Last October, Barack Obama laid out a detailed, ambitious, and comprehensive energy plan, and he's been talking about it ever since.
A couple weeks ago, John McCain let loose a flurry of one-off energy gimmicks -- a gas tax holiday, offshore drilling, a prize for a car battery -- which he crammed together under the heading "the Lexington Plan."
According to Washington Wise Man Michael Hirsh, in a mash note that would embarrass a crushing tween, he puts Obama on the defensive. After all, "no one really cares what Obama said last October." More specifically, Hirsh doesn't care -- he can't be bothered to look into the competing policy proposals and assess which is more credible. He cares about who, like, totally dissed who, and McCain's people tell him Obama's on the defensive, so that's what he's going with.
In doing so he reveals an almost total ignorance of the campaigns' records and positions. Like this:
Now it's McCain who has laid out a clear -- if questionably feasible -- energy vision for the future, while the Obama-ites are still rushing to put together a comprehensive paper gathering all his ideas on the current gas crisis and the long-term energy crisis.
While the Pony Express may not have gotten Hirsh his "comprehensive paper" yet, using an online internet search engine called "Google," I discovered that Obama has an entire website devoted to how he would solve the "long-term energy crisis." Didn't McCain's people send Hirsh the link?
Obama has a paper trail on these issues a mile long, while McCain just unveiled his Frankenstein policy weeks ago. But like most D.C. pundits, Hirsh has Anterograde Amnesia and cannot form new memories. He floats along on the present news cycle, innocent (and gullible) as a babe.
Then get this:
True, Obama has called for an investment of $150 billion over 10 years, dwarfing McCain's incentive plan, as Furman points out.
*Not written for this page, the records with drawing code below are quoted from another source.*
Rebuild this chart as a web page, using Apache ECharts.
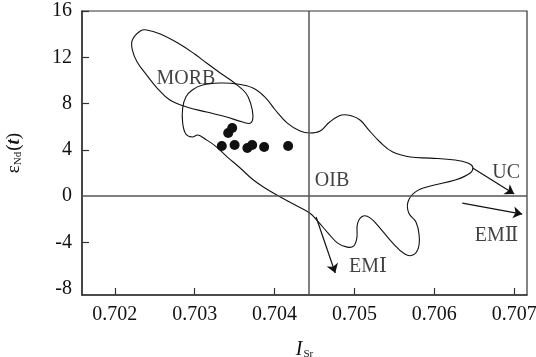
<!DOCTYPE html>
<html lang="en">
<head>
<meta charset="UTF-8">
<title>εNd(t) - ISr</title>
<style>
  html, body { margin: 0; padding: 0; background: #fff; }
  #chart { width: 536px; height: 357px; }
</style>
</head>
<body>
<div id="chart"></div>
<script src="https://cdn.jsdelivr.net/npm/echarts@6/dist/echarts.min.js"></script>
<script>
// axis ticks and ranges
var xTicks = [0.702, 0.703, 0.704, 0.705, 0.706, 0.707];
var yTicks = [-8, -4, 0, 4, 8, 12, 16];
var xRange = [0.70159, 0.70716];
var yRange = [-8.56, 16];

// samples (ISr, εNd(t))
var samples = [
    [0.70342, 5.45], [0.70347, 5.88], [0.70334, 4.32], [0.70350, 4.41],
    [0.70366, 4.15], [0.70372, 4.41], [0.70387, 4.24], [0.70417, 4.32]
];

// MORB field outline
var morbField = [
    [0.70232, 14.27], [0.70222, 13.49], [0.70222, 12.63], [0.70228, 11.59],
    [0.70240, 10.46], [0.70253, 9.34], [0.70269, 8.30], [0.70290, 7.70],
    [0.70315, 7.26], [0.70340, 6.83], [0.70360, 6.40], [0.70370, 6.31],
    [0.70373, 6.92], [0.70370, 8.04], [0.70364, 8.91], [0.70350, 9.77],
    [0.70332, 10.64], [0.70315, 11.50], [0.70300, 12.28], [0.70279, 13.23],
    [0.70257, 14.01], [0.70240, 14.36]
];

// OIB field outline
var oibField = [
    [0.70285, 7.61], [0.70289, 8.56], [0.70297, 9.17], [0.70310, 9.60],
    [0.70332, 9.77], [0.70353, 9.69], [0.70373, 9.34], [0.70388, 8.56],
    [0.70401, 7.44], [0.70416, 6.31], [0.70432, 5.62], [0.70444, 5.45],
    [0.70457, 5.62], [0.70469, 6.40], [0.70484, 7.00], [0.70497, 6.92],
    [0.70507, 6.57], [0.70517, 5.79], [0.70532, 4.67], [0.70548, 3.80],
    [0.70570, 3.37], [0.70595, 3.28], [0.70626, 3.11], [0.70642, 2.85],
    [0.70648, 2.51], [0.70645, 1.99], [0.70626, 1.38], [0.70595, 0.86],
    [0.70576, 0.34], [0.70567, -0.52], [0.70568, -1.47], [0.70577, -2.25],
    [0.70581, -3.38], [0.70580, -4.50], [0.70573, -5.11], [0.70563, -5.02],
    [0.70548, -4.07], [0.70532, -2.77], [0.70520, -1.91], [0.70511, -1.73],
    [0.70504, -2.34], [0.70503, -3.64], [0.70499, -4.33], [0.70491, -4.42],
    [0.70479, -4.07], [0.70467, -3.20], [0.70454, -2.17], [0.70444, -1.47],
    [0.70426, -0.78], [0.70405, 0.00], [0.70386, 0.78], [0.70372, 1.47],
    [0.70357, 2.42], [0.70341, 3.37], [0.70326, 4.32], [0.70313, 4.93],
    [0.70304, 5.27], [0.70297, 5.10], [0.70289, 5.36], [0.70285, 6.31]
];

// end-member trends: [from, to]
var trendArrows = [
    [[0.70452, -1.82], [0.70476, -6.66]],
    [[0.70648, 2.42], [0.70700, 0.17]],
    [[0.70635, -0.61], [0.70710, -1.56]]
];

var fieldNames = ['MORB', 'OIB', 'UC', 'EMⅡ', 'EMⅠ'];
var fieldLabelPos = [
    [0.70289, 10.1], [0.70472, 1.29], [0.70690, 2.03], [0.70678, -3.42], [0.70517, -6.15]
];

// bulk earth reference lines
var refX = 0.70443;
var refY = 0;

var serif = "'Liberation Serif', 'DejaVu Serif', serif";
var ink = '#111';
var fields = [morbField, oibField];

var chart = echarts.init(document.getElementById('chart'));

chart.setOption({
    animation: false,
    grid: {
        left: 82, right: 9, top: 11, bottom: 62,
        show: true, borderColor: '#333', borderWidth: 1.2,
        outerBoundsMode: 'none'
    },
    xAxis: {
        type: 'value',
        min: xRange[0], max: xRange[1],
        name: '{i|I}{s|Sr}',
        nameLocation: 'middle',
        nameGap: 45,
        nameTextStyle: {
            rich: {
                i: { fontFamily: serif, fontStyle: 'italic', fontSize: 20, color: ink },
                s: { fontFamily: serif, fontSize: 11, color: ink, padding: [8, 0, 0, 1] }
            }
        },
        axisLine: { onZero: false, lineStyle: { color: '#333', width: 1.5 } },
        axisTick: { inside: true, length: 7, customValues: xTicks, lineStyle: { color: '#333', width: 1.2 } },
        axisLabel: {
            customValues: xTicks, margin: 10, color: ink,
            fontFamily: serif, fontSize: 20
        },
        splitLine: { show: false }
    },
    yAxis: {
        type: 'value',
        min: yRange[0], max: yRange[1],
        name: '{e|ε}{s|Nd}{p|(}{i|t}{p|)}',
        nameLocation: 'middle',
        nameGap: 58,
        nameTextStyle: {
            rich: {
                e: { fontFamily: serif, fontSize: 19, color: ink },
                s: { fontFamily: serif, fontSize: 11, color: ink, padding: [8, 1, 0, 0] },
                p: { fontFamily: serif, fontSize: 19, color: ink },
                i: { fontFamily: serif, fontSize: 19, fontStyle: 'italic', fontWeight: 'bold', color: ink }
            }
        },
        axisLine: { onZero: false, lineStyle: { color: '#333', width: 1.5 } },
        axisTick: { inside: true, length: 7, customValues: [-4, 4, 8, 12, 16], lineStyle: { color: '#333', width: 1.2 } },
        axisLabel: {
            customValues: yTicks, margin: 10, color: ink,
            fontFamily: serif, fontSize: 20
        },
        splitLine: { show: false }
    },
    series: [
        {
            type: 'custom',
            silent: true,
            z: 3,
            data: [morbField[0], oibField[0]],
            renderItem: function (params, api) {
                var pts = fields[params.dataIndex].map(function (p) { return api.coord(p); });
                return {
                    type: 'polygon',
                    shape: { points: pts, smooth: 0.4 },
                    style: { fill: 'none', stroke: ink, lineWidth: 1.1 }
                };
            }
        },
        {
            type: 'scatter',
            silent: true,
            z: 4,
            symbolSize: 10,
            itemStyle: { color: ink, opacity: 1 },
            data: samples,
            markLine: {
                silent: true,
                symbol: ['none', 'none'],
                label: { show: false },
                lineStyle: { color: '#555', width: 1.5, type: 'solid' },
                data: [
                    [{ coord: [refX, yRange[0]] }, { coord: [refX, yRange[1]] }],
                    [{ coord: [xRange[0], refY] }, { coord: [xRange[1], refY] }]
                ]
            }
        },
        {
            type: 'scatter',
            silent: true,
            z: 5,
            symbolSize: 0,
            data: fieldNames.map(function (n, i) { return { name: n, value: fieldLabelPos[i] }; }),
            label: {
                show: true, position: 'inside', formatter: '{b}',
                color: ink, fontFamily: serif, fontSize: 20
            },
            markLine: {
                silent: true,
                symbol: ['none', 'arrow'],
                symbolSize: 9,
                label: { show: false },
                lineStyle: { color: ink, width: 1.2, type: 'solid' },
                data: trendArrows.map(function (a) { return [{ coord: a[0] }, { coord: a[1] }]; })
            }
        }
    ]
});
</script>
</body>
</html>
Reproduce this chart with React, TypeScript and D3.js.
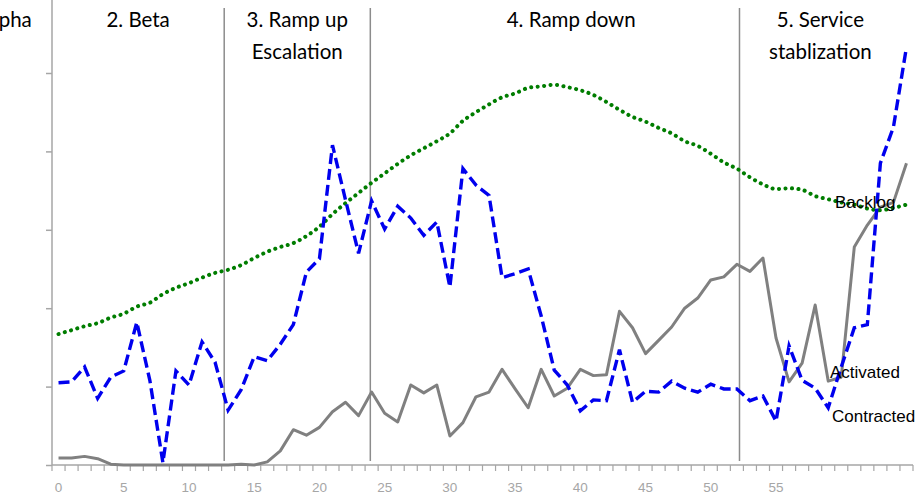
import * as d3 from "d3";
import React, { useRef, useEffect } from "react";

// day index of each point on the category axis
const days = d3.range(66);

const contracted = [105, 106, 125, 85, 112, 120, 182, 108, 3, 120, 102, 157, 131, 70, 96, 138, 133, 154, 179, 246,
  263, 408, 338, 270, 337, 301, 330, 315, 293, 310, 227, 378, 357, 344, 239, 244, 250, 190, 121, 102,
  69, 83, 82, 147, 80, 94, 93, 107, 98, 93, 103, 97, 97, 82, 88, 56, 152, 108, 98, 73,
  125, 175, 179, 385, 431, 533];

const activated = [9, 9, 11, 8, 1, 0, 0, 0, 0, 0, 0, 0, 0, 0, 1, 0, 4, 18, 45, 38,
  48, 68, 80, 63, 93, 66, 55, 102, 92, 102, 37, 54, 87, 93, 122, 97, 73, 122, 88, 98,
  122, 114, 115, 196, 175, 142, 159, 176, 200, 213, 236, 240, 256, 247, 264, 162, 106, 130, 204, 107,
  112, 278, 306, 329, 335, 385];

const backlog = [167, 172, 177, 181, 188, 193, 202, 207, 218, 226, 232, 239, 245, 249, 255, 264, 272, 278, 283, 292,
  304, 320, 334, 347, 360, 372, 384, 395, 404, 413, 423, 439, 450, 460, 469, 474, 481, 483, 485, 482,
  478, 472, 463, 453, 444, 438, 430, 423, 413, 407, 397, 386, 378, 367, 358, 352, 353, 351, 343, 339,
  335, 332, 327, 325, 328, 332];

const phaseNames = [["1. Alpha"], ["2. Beta"], ["3. Ramp up", "Escalation"], ["4. Ramp down"], ["5. Service", "stablization"]];
const phaseLabelAt = [-2.05, 6.1, 18.3, 39.3, 58.4];
const phaseBreaks = [12.7, 23.9, 52.2];
const yTicks = [0, 100, 200, 300, 400, 500];
const xTickLabels = [0, 5, 10, 15, 20, 25, 30, 35, 40, 45, 50, 55];

const seriesLabels = [
  { name: "Backlog", x: 835, y: 208 },
  { name: "Activated", x: 830, y: 378 },
  { name: "Contracted", x: 832, y: 422 },
];

export default function App() {
  const svgRef = useRef(null);
  const w = 918;
  const h = 496;

  useEffect(() => {
    const svg = d3.select(svgRef.current);
    svg.selectAll("*").remove();

    const x = d3.scaleLinear().domain([-0.5, 65.5]).range([52, 913]);
    const y = d3.scaleLinear().domain([0, 600]).range([465, -5.4]);

    // phase dividers
    svg.selectAll("line.phase")
      .data(phaseBreaks)
      .enter()
      .append("line")
      .attr("class", "phase")
      .attr("x1", d => x(d)).attr("x2", d => x(d))
      .attr("y1", 8).attr("y2", 461)
      .attr("stroke", "#8c8c8c")
      .attr("stroke-width", 1.5);

    // y axis (ticks only, no labels)
    const yAxis = svg.append("g").attr("transform", "translate(52,0)")
      .call(d3.axisLeft(y).tickValues(yTicks).tickSize(6).tickFormat(() => ""));
    yAxis.select(".domain").attr("d", `M0,${y(0)}V0`);
    yAxis.selectAll("path,line").attr("stroke", "#a6a6a6").attr("stroke-width", 1.5);

    // x axis: tick marks between categories, label every 5 days
    const xAxis = svg.append("g").attr("transform", `translate(0,${y(0)})`);
    xAxis.append("line")
      .attr("x1", x(-0.5)).attr("x2", x(65.5))
      .attr("stroke", "#a6a6a6").attr("stroke-width", 1.5);
    xAxis.selectAll("line.tick")
      .data(d3.range(67))
      .enter()
      .append("line")
      .attr("class", "tick")
      .attr("x1", d => x(d - 0.5)).attr("x2", d => x(d - 0.5))
      .attr("y1", 0).attr("y2", 6)
      .attr("stroke", "#a6a6a6").attr("stroke-width", 1.2);
    xAxis.selectAll("text")
      .data(xTickLabels)
      .enter()
      .append("text")
      .attr("x", d => x(d))
      .attr("y", 27)
      .attr("text-anchor", "middle")
      .attr("fill", "#a6a6a6")
      .style("font-family", "'Liberation Sans', Arial, sans-serif")
      .style("font-size", "13.5px")
      .text(d => d);

    const line = d3.line<number>().x((d, i) => x(days[i])).y(d => y(d));

    svg.append("path").datum(activated)
      .attr("d", line)
      .attr("fill", "none")
      .attr("stroke", "#808080")
      .attr("stroke-width", 3)
      .attr("stroke-linejoin", "round");

    svg.append("path").datum(backlog)
      .attr("d", line.curve(d3.curveMonotoneX))
      .attr("fill", "none")
      .attr("stroke", "#007d00")
      .attr("stroke-width", 4)
      .attr("stroke-linecap", "round")
      .attr("stroke-dasharray", "0.1,6.4");

    svg.append("path").datum(contracted)
      .attr("d", line.curve(d3.curveLinear))
      .attr("fill", "none")
      .attr("stroke", "#0000ee")
      .attr("stroke-width", 3.4)
      .attr("stroke-dasharray", "11,5");

    // phase names
    const ph = svg.selectAll("text.phase")
      .data(phaseNames)
      .enter()
      .append("text")
      .attr("class", "phase")
      .attr("text-anchor", (d, i) => (i === 0 ? "end" : "middle"))
      .attr("fill", "#000")
      .style("font-family", "Lato, 'Open Sans', sans-serif")
      .style("font-size", "20.5px");
    ph.each(function (d, i) {
      const t = d3.select(this);
      const xi = x(phaseLabelAt[i]);
      d.forEach((s, k) => {
        t.append("tspan").attr("x", xi).attr("y", 27 + k * 32).text(s);
      });
    });

    // series names
    svg.selectAll("text.series")
      .data(seriesLabels)
      .enter()
      .append("text")
      .attr("class", "series")
      .attr("x", d => d.x)
      .attr("y", d => d.y)
      .attr("fill", "#000")
      .style("font-family", "'Liberation Sans', Arial, sans-serif")
      .style("font-size", "17px")
      .text(d => d.name);
  });

  return (
    <svg
      ref={svgRef}
      width={w}
      height={h}
      viewBox={`0 0 ${w} ${h}`}
      style={{ position: "absolute", left: 0, top: 0, background: "#fff" }}
    />
  );
}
But he hasn't spelled out how that would be used.
Having gotten a taste for this "Google" business, I returned to it to discover that Obama's energy "website" contains more than a dozen bullet points spelling out in great detail "how it would be used." Perhaps Newsweek could hire a research assistant to "search the web" for Hirsh?
This takes the cake though:
Like McCain's embrace of global warming as a national-security issue, his new stance on energy is a studied repudiation of the Bush administration.
Like McCain, Bush consistently refers to climate in terms of "energy security" (his administration just put out a National Intelligence Assessment that deems global warming a national security threat). Like McCain, Bush supports offshore drilling and more oil and gas exploration in the West. Like McCain, Bush supports substantial new pork for nuclear power and "clean coal." Like McCain, Bush opposes increasing efficiency or performance standards for specific economic sectors. Like McCain, Bush is open to a gas tax holiday.
If McCain was aiming for a "studied repudiation" of Bush on energy, he shot somewhat wide of the mark.
And if Hirsh thinks an incoherent amalgam of media-friendly poses makes a candidate a "grown up," he's been in Washington way, way too long.